Jezierski: Well, I’ll speak to the agency first, and obviously budget is number one. Also, just the technical aspects of launching successful Shuttle missions, obviously as we’ve seen, the victim of hailstorms and such. The challenge here for me, will be to keep people engaged, keep people focused when individuals are on different timelines. We’re talking about, and it’s a small number of people, but it’s the leadership of this agency, that as I mentioned earlier the sand is running through the hourglass, that we’ve got a year and six months left.

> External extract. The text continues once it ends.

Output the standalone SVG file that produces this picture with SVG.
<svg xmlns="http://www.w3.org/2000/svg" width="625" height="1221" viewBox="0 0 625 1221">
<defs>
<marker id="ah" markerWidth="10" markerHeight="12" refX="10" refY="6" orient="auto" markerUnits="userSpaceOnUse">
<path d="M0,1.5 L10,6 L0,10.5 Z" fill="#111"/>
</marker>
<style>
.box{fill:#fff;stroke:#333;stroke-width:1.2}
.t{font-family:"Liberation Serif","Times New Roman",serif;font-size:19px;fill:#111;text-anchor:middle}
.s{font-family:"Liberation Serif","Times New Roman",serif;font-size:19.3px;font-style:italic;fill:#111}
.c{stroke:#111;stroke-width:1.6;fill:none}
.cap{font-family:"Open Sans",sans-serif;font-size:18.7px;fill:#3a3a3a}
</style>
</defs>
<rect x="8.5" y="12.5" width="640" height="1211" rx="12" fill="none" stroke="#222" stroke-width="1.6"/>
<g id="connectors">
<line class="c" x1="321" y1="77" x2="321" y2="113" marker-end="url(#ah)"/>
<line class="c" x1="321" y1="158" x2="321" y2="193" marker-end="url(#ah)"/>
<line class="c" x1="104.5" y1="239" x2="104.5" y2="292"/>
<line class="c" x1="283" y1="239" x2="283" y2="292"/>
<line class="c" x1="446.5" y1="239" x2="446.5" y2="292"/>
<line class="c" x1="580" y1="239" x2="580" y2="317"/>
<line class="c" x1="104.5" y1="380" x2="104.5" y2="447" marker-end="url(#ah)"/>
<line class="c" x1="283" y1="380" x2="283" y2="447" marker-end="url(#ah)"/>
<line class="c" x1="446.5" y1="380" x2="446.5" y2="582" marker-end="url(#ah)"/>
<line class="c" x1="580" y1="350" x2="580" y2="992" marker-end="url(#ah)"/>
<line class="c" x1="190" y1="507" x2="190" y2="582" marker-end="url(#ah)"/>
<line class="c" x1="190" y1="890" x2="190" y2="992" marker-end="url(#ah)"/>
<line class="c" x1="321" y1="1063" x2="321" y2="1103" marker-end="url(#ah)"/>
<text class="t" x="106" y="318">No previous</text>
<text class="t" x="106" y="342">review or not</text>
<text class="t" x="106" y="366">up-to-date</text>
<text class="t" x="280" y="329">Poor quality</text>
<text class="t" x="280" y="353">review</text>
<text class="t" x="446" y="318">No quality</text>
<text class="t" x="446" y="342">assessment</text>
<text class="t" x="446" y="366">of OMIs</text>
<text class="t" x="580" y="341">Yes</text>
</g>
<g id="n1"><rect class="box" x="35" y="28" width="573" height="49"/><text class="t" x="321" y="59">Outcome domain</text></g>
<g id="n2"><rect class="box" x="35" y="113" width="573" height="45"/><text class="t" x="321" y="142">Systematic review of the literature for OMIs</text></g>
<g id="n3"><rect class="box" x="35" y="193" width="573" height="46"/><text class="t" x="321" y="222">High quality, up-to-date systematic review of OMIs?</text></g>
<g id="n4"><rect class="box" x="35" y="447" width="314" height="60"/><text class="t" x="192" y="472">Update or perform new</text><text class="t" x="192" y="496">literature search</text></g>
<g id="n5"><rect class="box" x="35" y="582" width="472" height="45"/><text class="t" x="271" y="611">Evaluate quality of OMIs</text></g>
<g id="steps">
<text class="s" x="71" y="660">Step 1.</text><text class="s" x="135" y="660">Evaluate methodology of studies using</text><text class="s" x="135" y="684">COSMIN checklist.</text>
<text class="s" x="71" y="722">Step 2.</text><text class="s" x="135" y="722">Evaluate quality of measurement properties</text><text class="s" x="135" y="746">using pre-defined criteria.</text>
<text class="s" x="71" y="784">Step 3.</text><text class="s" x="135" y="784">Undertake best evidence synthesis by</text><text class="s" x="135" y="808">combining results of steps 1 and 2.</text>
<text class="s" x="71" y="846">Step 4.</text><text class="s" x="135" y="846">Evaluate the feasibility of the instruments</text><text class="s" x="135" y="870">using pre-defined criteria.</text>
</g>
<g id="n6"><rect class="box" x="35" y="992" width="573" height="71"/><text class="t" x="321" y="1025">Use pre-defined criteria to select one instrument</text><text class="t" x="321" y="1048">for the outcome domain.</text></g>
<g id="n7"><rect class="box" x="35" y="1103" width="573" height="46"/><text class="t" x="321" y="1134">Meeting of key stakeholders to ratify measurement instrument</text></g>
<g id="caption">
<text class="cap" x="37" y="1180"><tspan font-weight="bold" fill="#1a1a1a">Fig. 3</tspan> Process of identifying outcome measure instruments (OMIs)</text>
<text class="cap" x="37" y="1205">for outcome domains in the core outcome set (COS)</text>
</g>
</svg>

So we’ve got a year and six months left to set the foundation for a vision that is going to last for ten, twenty, thirty years. So when you have people talking about setting program timelines that are decades long, presenting those plans to leadership that are only going to be here for a year and six months, that’s going to be a challenge, and it’s not unique to NASA, obviously. The President himself has to go through with this, but that’s going to be a challenge, no doubt about it, and it’ll be a question of what steps we take to alleviate that. So that’ll be our number-one challenge.

Wright: I’m just curious -- when you said you came in in July of 2003, were you aware that the Vision for [Space] Exploration was going to be announced?

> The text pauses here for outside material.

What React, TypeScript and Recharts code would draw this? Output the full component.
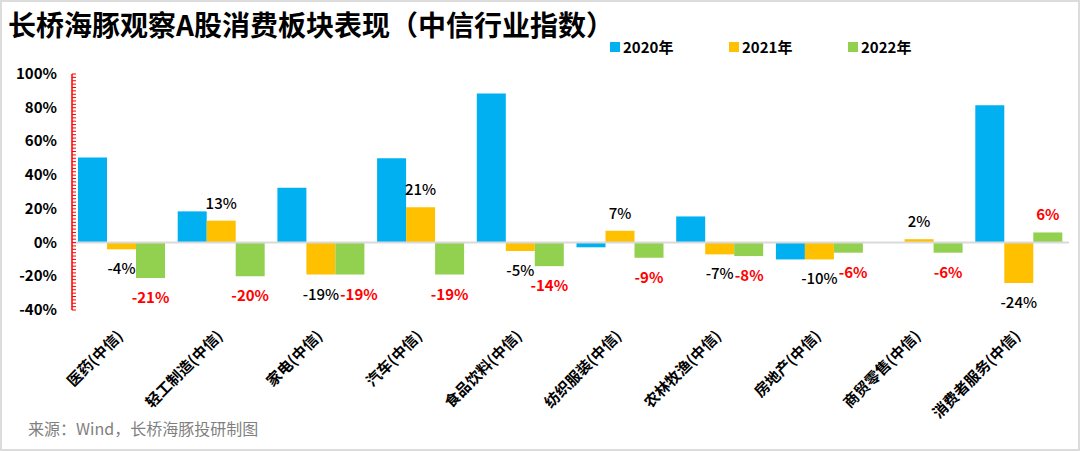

Jezierski: No, not at all. No. The only policy statements that had been made at that time, quasi-policy statement, was when the President made his remarks to the nation after the Columbia accident, saying that the Shuttle would fly again, we would return to flight. That was the only one that kind of you could hang your hat on, as far as then the discussions really kicked into—well, first of all, everyone waited to see what CAIB said, and then I know that the policy discussions really kicked in in the fall of ’03.

And then I wasn’t privy to these meetings, but I heard that over the Christmas holiday of ’03, and then the announcement in January of ’04, but it was not at all a foregone conclusion that the vision would be announced at all, let alone when, when I came onboard.

Wright: What great timing for you to be here as that announcement was there.

Jezierski: Well, very fortunate in that regard, yes. It’s just been, when I came onboard to go from CAIB, to the vision announcement, to helping on the [Edward C. “Pete”] Aldridge [Jr.] Commission [President’s Commission on Implementation of United States Space Exploration Policy, June, 2004], to Administrator O’Keefe leaving, to Dr. Griffin coming onboard, it’s just been a lot of events occurring, so I’ve been very fortunate in that regard.

Wright: Although your tenure may be affected when this administration is moving on, why would you encourage someone, or what are your thoughts if someone would come to you and say, “I’m thinking about starting a career in NASA.” What would you say to them?

Jezierski: To absolutely try, absolutely do it. I think that the greatest thing about this agency is that you never know who you’ll meet and what you’ll learn in the hall, because there are so many amazing people. Some of the best conversations I’ve had, because I’ve tried to use my lack of experience, technical experience as an advantage, to be able to just—actually, it’s not playing, it is ignorance—to go to folks and say, “Can you tell me what you do? I don’t understand it. Could you explain this to me?” And some of the best conversations I have had are with people about that.

That’s been inspiring on two levels, because first of all I’m able to learn, which I love. Secondly, in doing that, the people get excited, and you see their passion, and with that it inspires me, so that’s been incredible. NASA is full of people like that. In every Center and every office there are people like that. I say that to answer your question, because that’s the kind of environment you have.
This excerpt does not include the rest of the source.